Asthma inhalers may soon be less relied upon.
New research from Northwestern Medicine shows promising benefits for the tens of thousands who experience life-threatening allergic reactions each year. By introducing specifically modified immune system cells, it gives the body a new signal, which turns off the anaphylactic reaction.
Using mice who were designed to have deadly allergic reactions to peanuts, the researchers attached peanut proteins to white blood cells which are normally a part of allergic reactions. Introducing these modified white blood cells prompts the body to create a tolerance, instead of a severe allergic reaction, to peanuts.
This "fooling of the immune system" treatment has also been applied to asthma and autoimmune disease research, such as Type 1 Diabetes and Multiple Sclerosis. All of these medical conditions have been shown to be reduced in severity by this immunological application (more info here).
So what does that mean for us who have experienced or who know they are susceptible to anaphylactic reactions because of severe allergies? Since this research has shown to provide such beneficial applications, it won't be long before human clinical trials are begun.
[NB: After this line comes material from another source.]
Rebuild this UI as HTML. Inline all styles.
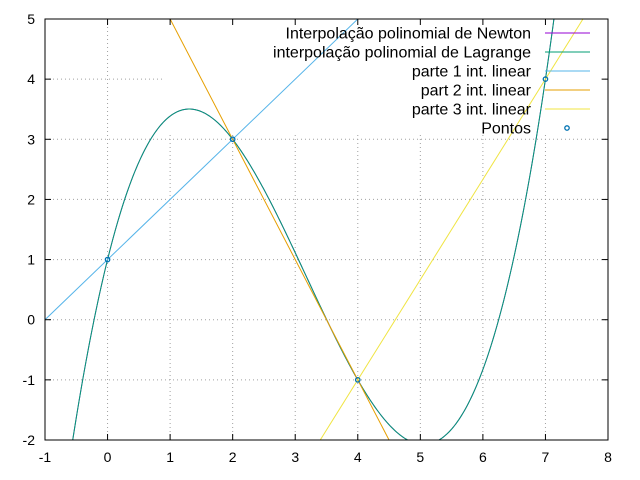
<!DOCTYPE html>
<html><head><meta charset="utf-8"><style>
html,body{margin:0;background:#fff;width:640px;height:480px;overflow:hidden}
svg{display:block;font-family:"Liberation Sans",sans-serif}
</style></head><body>
<svg id="c" width="640" height="480"></svg>
<script>
const xTicks=[-1,0,1,2,3,4,5,6,7,8];
const yTicks=[-2,-1,0,1,2,3,4,5];
const pointsX=[0,2,4,7];
const pointsY=[1,3,-1,4];
const legendLabels=["Interpolação polinomial de Newton","interpolação polinomial de Lagrange","parte 1 int. linear","part 2 int. linear","parte 3 int. linear","Pontos"];
const legendColors=["#9400d3","#009e73","#56b4e9","#e69f00","#f0e442","#0072b2"];
const X0=45,X1=608,Y0=440,Y1=19;
const sx=v=>X0+(v+1)/9*(X1-X0);
const sy=v=>Y0-(v+2)/7*(Y0-Y1);
const svg=document.getElementById('c');
const NS='http://www.w3.org/2000/svg';
function mk(t,a,p){const e=document.createElementNS(NS,t);for(const k in a)e.setAttribute(k,a[k]);(p||svg).appendChild(e);return e;}
xTicks.forEach(v=>{if(v>-1&&v<8){const l=mk('line',{x1:sx(v),x2:sx(v),y1:Y0,y2:Y1,stroke:'#a0a0a0','stroke-dasharray':'1,3','stroke-width':1});

}});
yTicks.forEach(v=>{if(v>-2&&v<5){const l=mk('line',{x1:X0,x2:X1,y1:sy(v),y2:sy(v),stroke:'#a0a0a0','stroke-dasharray':'1,3','stroke-width':1});

}});
const bg=mk('rect',{x:163,y:Y1+1,width:437,height:115,fill:'#fff'});


const defs=mk('defs',{});const cp=mk('clipPath',{id:'cp'},defs);mk('rect',{x:X0,y:Y1,width:X1-X0,height:Y0-Y1},cp);
const g=mk('g',{'clip-path':'url(#cp)'});
const n=pointsX.length;const dd=pointsY.slice();const coef=[dd[0]];
for(let j=1;j<n;j++){for(let i=n-1;i>=j;i--)dd[i]=(dd[i]-dd[i-1])/(pointsX[i]-pointsX[i-j]);coef.push(dd[j]);}
function newton(x){let r=coef[n-1];for(let i=n-2;i>=0;i--)r=r*(x-pointsX[i])+coef[i];return r;}
function lagrange(x){let s=0;for(let i=0;i<n;i++){let p=pointsY[i];for(let j=0;j<n;j++)if(j!==i)p*=(x-pointsX[j])/(pointsX[i]-pointsX[j]);s+=p;}return s;}
function curve(f,col,name){let d='';for(let k=0;k<=400;k++){const x=-1+9*k/400;const y=Math.max(-10,Math.min(20,f(x)));d+=(k?'L':'M')+sx(x).toFixed(2)+','+sy(y).toFixed(2);}
const p=mk('path',{d:d,fill:'none',stroke:col,'stroke-width':1},g);

}
curve(newton,legendColors[0],'newton-curve');
curve(lagrange,legendColors[1],'lagrange-curve');
for(let s=0;s<3;s++){const xa=pointsX[s],xb=pointsX[s+1],ya=pointsY[s],yb=pointsY[s+1];const m=(yb-ya)/(xb-xa);
const f=x=>ya+m*(x-xa);
const l=mk('line',{x1:sx(-1),y1:sy(f(-1)),x2:sx(8),y2:sy(f(8)),stroke:legendColors[2+s],'stroke-width':1},g);

}
pointsX.forEach((x,i)=>{const r=mk('circle',{cx:sx(x),cy:sy(pointsY[i]),r:2.2,fill:'none',stroke:legendColors[5],'stroke-width':1.3});

});
const fr=mk('rect',{x:X0,y:Y1,width:X1-X0,height:Y0-Y1,fill:'none',stroke:'#000','stroke-width':1});


xTicks.forEach(v=>{mk('line',{x1:sx(v),x2:sx(v),y1:Y0,y2:Y0-6,stroke:'#000'});mk('line',{x1:sx(v),x2:sx(v),y1:Y1,y2:Y1+6,stroke:'#000'});
const t=mk('text',{x:sx(v),y:Y0+22,'text-anchor':'middle','font-size':14});t.textContent=v;

});
yTicks.forEach(v=>{mk('line',{x1:X0,x2:X0+6,y1:sy(v),y2:sy(v),stroke:'#000'});mk('line',{x1:X1,x2:X1-6,y1:sy(v),y2:sy(v),stroke:'#000'});
const t=mk('text',{x:X0-10,y:sy(v)+5,'text-anchor':'end','font-size':14});t.textContent=v;

});
legendLabels.forEach((lab,i)=>{const y=33+i*19;
const t=mk('text',{x:531,y:y+5.5,'text-anchor':'end','font-size':16});t.textContent=lab;


if(i<5){const l=mk('line',{x1:545,x2:590,y1:y,y2:y,stroke:legendColors[i],'stroke-width':1});

}
else{const r=mk('circle',{cx:567,cy:y,r:2.2,fill:'none',stroke:legendColors[5],'stroke-width':1.3});

}});
</script>
</body></html>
One day in the near future, this may be a treatment option given to patients suffering from severe allergies (and perhaps moderate or mild allergies). The treatment feel something like a vaccine or allergy shots (which in its current form contains hundreds of shots to provide its benefit). The white blood cells will be taken from a blood sample, allergic proteins will be attached, then reintroduced to the patient. Who knows? A few sticks then perhaps the occasional booster shot may provide permanent relief from severe allergies!